I do not think that HSA or hUMA will help AMD to prove better or even as good as an Intel cpu but we also know that the xbox one has an 8 core processor inside so maybe that is also hinting at an 8 core APU? 8 cores plus HSA and hUMA and a iGPU as powerful as an 7850 Descreet GPU may prove to be a contender.

January 28, 2014 | 06:55 PM - Posted by bat_country (not verified)

Rumor has it that the XBox One chip does not have HSA and is a more traditional APU. The PS4 chip is at least hUMA and probably full HSA. Sony and AMD are founding members of HSA Foundation and Microsoft is not. If the PS4 chip has full HSA support I find it MUCH more likely that we will see developer tools and game engines getting HSA optimizations which could give AMD a big advantage once these improvements emerge into the PC space.

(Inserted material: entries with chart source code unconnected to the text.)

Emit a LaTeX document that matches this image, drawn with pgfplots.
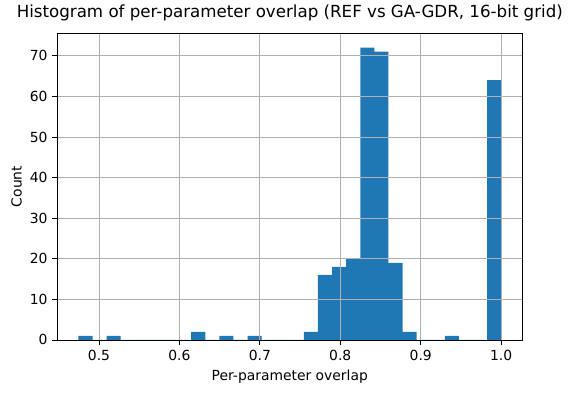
\documentclass[border=0pt]{standalone}
\usepackage{fontspec}
\setmainfont{DejaVu Sans}
\usepackage{pgfplots}
\pgfplotsset{compat=1.18}
\definecolor{mplblue}{HTML}{1F77B4}
\definecolor{gridgray}{HTML}{B0B0B0}
\begin{document}
\begin{tikzpicture}
\useasboundingbox (-41.3pt,-38.2pt) rectangle (369.9pt,244.8pt);
\begin{axis}[
  at={(0,0)}, anchor=south west,
  scale only axis,
  width=334.8pt, height=221pt,
  xmin=0.44825, xmax=1.02625,
  ymin=0, ymax=75.6,
  axis on top,
  grid=major,
  grid style={gridgray, line width=0.58pt},
  axis line style={black, line width=0.58pt},
  tick style={black, line width=0.58pt},
  major tick length=3.5pt,
  tick align=outside,
  tick pos=left,
  xtick={0.5,0.6,0.7,0.8,0.9,1.0},
  xticklabels={0.5,0.6,0.7,0.8,0.9,1.0},
  ytick={0,10,20,30,40,50,60,70},
  /pgf/number format/assume math mode=true,
  tick label style={font=\fontsize{10}{12}\selectfont},
  xlabel={Per-parameter overlap},
  ylabel={Count},
  label style={font=\fontsize{10}{12}\selectfont},
  ylabel style={xshift=0pt, yshift=-1pt},
  title={Histogram of per-parameter overlap (REF vs GA-GDR, 16-bit grid)},
  title style={font=\fontsize{12}{14}\selectfont, at={(0.5,1)}, anchor=south, yshift=-0.8pt},
]
\addplot[ybar interval, fill=mplblue, draw=none] table[x=edge, y=count] {
edge count
0.474500 1
0.492017 0
0.509533 1
0.527050 0
0.544567 0
0.562083 0
0.579600 0
0.597117 0
0.614633 2
0.632150 0
0.649667 1
0.667183 0
0.684700 1
0.702217 0
0.719733 0
0.737250 0
0.754767 2
0.772283 16
0.789800 18
0.807317 20
0.824833 72
0.842350 71
0.859867 19
0.877383 2
0.894900 0
0.912417 0
0.929933 1
0.947450 0
0.964967 0
0.982483 64
1.000000 64
};
\end{axis}
\end{tikzpicture}
\end{document}
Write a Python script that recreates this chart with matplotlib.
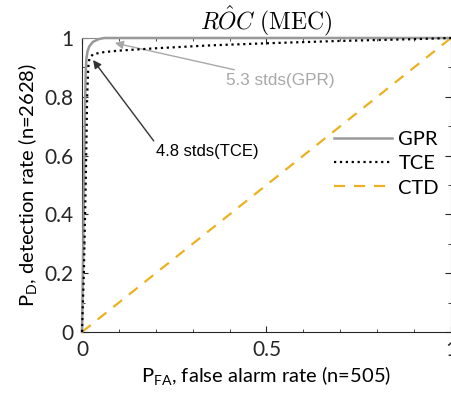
import matplotlib
matplotlib.use('Agg')
import matplotlib.pyplot as plt
from matplotlib.ticker import MultipleLocator, FuncFormatter

plt.rcParams['font.family'] = ['Lato', 'DejaVu Sans']
plt.rcParams['mathtext.fontset'] = 'custom'
plt.rcParams['mathtext.rm'] = 'Lato'
plt.rcParams['mathtext.it'] = 'Lato'

# ROC curves
gpr_fpr = [0, 0.003, 0.006, 0.008, 0.010, 0.012, 0.015, 0.02, 0.03, 0.045, 0.06, 0.08, 0.1, 0.2, 0.5, 1.0]
gpr_tpr = [0, 0.25, 0.55, 0.75, 0.88, 0.93, 0.955, 0.972, 0.987, 0.996, 1.0, 1.0, 1.0, 1.0, 1.0, 1.0]
tce_fpr = [0, 0.005, 0.01, 0.014, 0.017, 0.02, 0.03, 0.06, 0.1, 0.2, 0.35, 0.5, 0.7, 0.9, 1.0]
tce_tpr = [0, 0.2, 0.5, 0.8, 0.9, 0.93, 0.945, 0.952, 0.957, 0.965, 0.975, 0.982, 0.99, 0.996, 1.0]
ctd_fpr = [0, 1]
ctd_tpr = [0, 1]

fig = plt.figure(figsize=(4.52, 3.94), dpi=100)
ax = fig.add_axes([0.1814, 0.1574, 0.8164, 0.7462])

ax.plot(gpr_fpr, gpr_tpr, color='#999999', lw=1.8, label='GPR', clip_on=False, zorder=3)
ax.plot(tce_fpr, tce_tpr, color='black', lw=1.6, ls=':', label='TCE', clip_on=False, zorder=4)
ax.plot(ctd_fpr, ctd_tpr, color='#EDB120', lw=1.6, ls=(0, (5, 4)), label='CTD', zorder=2)

ax.annotate('5.3 stds(GPR)', xy=(0.089, 0.983), xytext=(0.39, 0.857),
            color='#a8a8a8', fontsize=12.3, family=['Liberation Sans'], va='center',
            arrowprops=dict(arrowstyle='-|>', color='#a8a8a8', lw=1.0, shrinkA=0, shrinkB=0))
ax.annotate('4.8 stds(TCE)', xy=(0.03, 0.925), xytext=(0.2, 0.615),
            color='black', fontsize=12, family=['Liberation Sans'], va='center',
            arrowprops=dict(arrowstyle='-|>', color='#333333', lw=1.0, shrinkA=0, shrinkB=0,
                            relpos=(0.0, 1.0)))

ax.set_xlim(0, 1)
ax.set_ylim(0, 1)
ax.xaxis.set_major_locator(MultipleLocator(0.5))
ax.xaxis.set_minor_locator(MultipleLocator(0.1))
ax.yaxis.set_major_locator(MultipleLocator(0.2))
ax.yaxis.set_minor_locator(MultipleLocator(0.1))
ax.xaxis.set_major_formatter(FuncFormatter(lambda v, p: '%g' % v))
ax.yaxis.set_major_formatter(FuncFormatter(lambda v, p: '%g' % v))
ax.tick_params(which='both', direction='in', top=True, right=True, labelsize=15,
               colors='#262626', pad=6)
ax.tick_params(which='major', length=4)
ax.tick_params(which='minor', length=2)
for s in ['left', 'bottom']:
    ax.spines[s].set_color('#262626')
for s in ['top', 'right']:
    ax.spines[s].set_color('#8a8a8a')

ax.set_xlabel('P$_{FA}$, false alarm rate (n=505)', fontsize=14.5, labelpad=3)
ax.set_ylabel('P$_{D}$, detection rate (n=2628)', fontsize=14.5, labelpad=4)
ax.set_title(r'$R\hat{O}C\ \mathrm{(MEC)}$', fontsize=17, math_fontfamily='cm', pad=5)

leg = ax.legend(loc='center right', bbox_to_anchor=(0.995, 0.572), frameon=False, fontsize=14.5,
                handlelength=2.9, handletextpad=0.3, labelspacing=0.35, borderaxespad=0.1)

fig.savefig('out.png', dpi=100)
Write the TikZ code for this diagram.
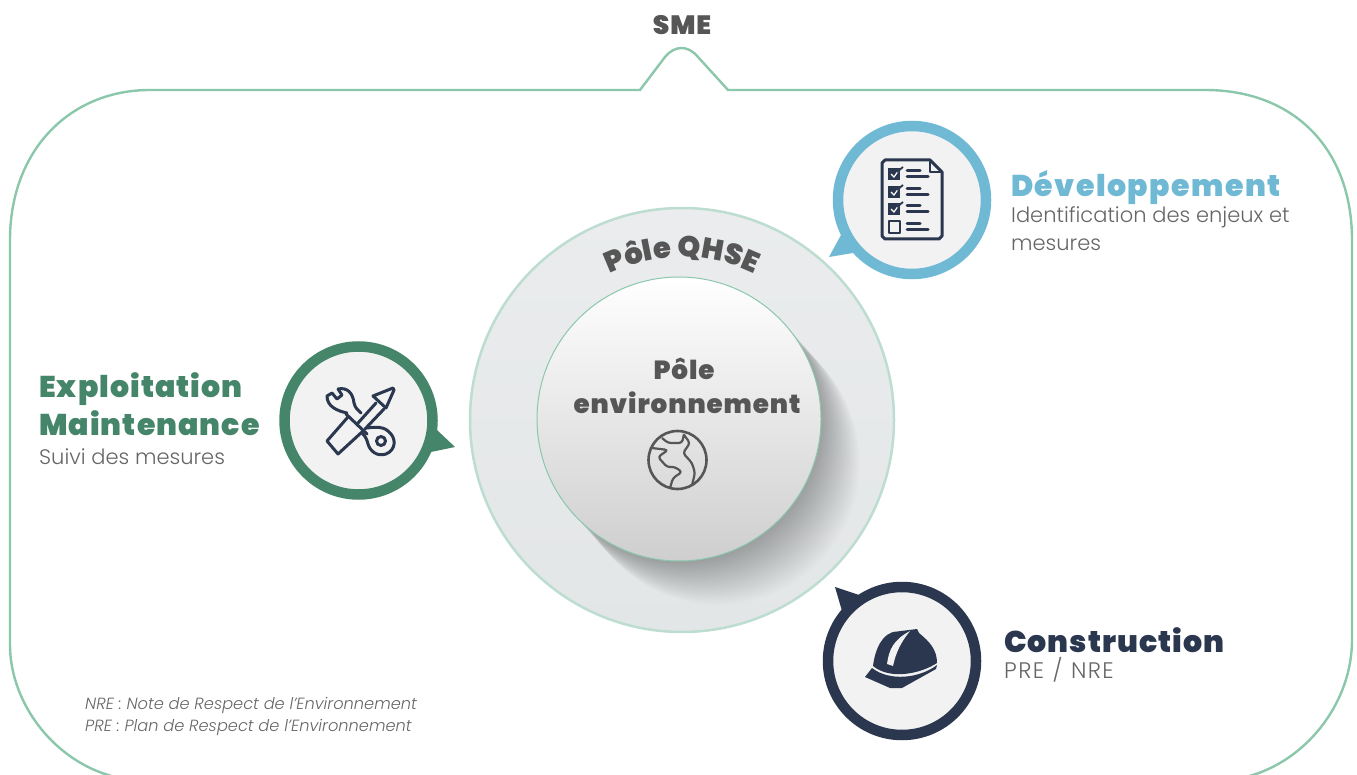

January 27, 2014 | 07:12 PM - Posted by arbiter

What I notice in the image, on the highest OC they say DDR3 2400 where as rest they don't say anything? Was that cause they used slower ram on other 2 test or something?

January 27, 2014 | 07:34 PM - Posted by Scott Michaud

The highest overclock had the RAM at 2400 MHz.

January 29, 2014 | 10:30 AM - Posted by Anonymous (not verified)

i dunno. the graphics benefits at this price point seemed negated by the almost mandatory need for expensive high seed RAM. Why not just spend that on a less powerful CPU and go with a low cost discrete card. At least for gaming you will come out ahead most of the time.

January 30, 2014 | 07:48 AM - Posted by Anonymous (not verified)

Actually fast ddr3 is almost the exact same price as "regular" ddr3

March 16, 2014 | 03:49 PM - Posted by Anonymous (not verified)

Yep, and it's still the case today. The price gap between 1333-1600mhz ddr3 and 2133-2400mhz ddr3 is about $10 on average now.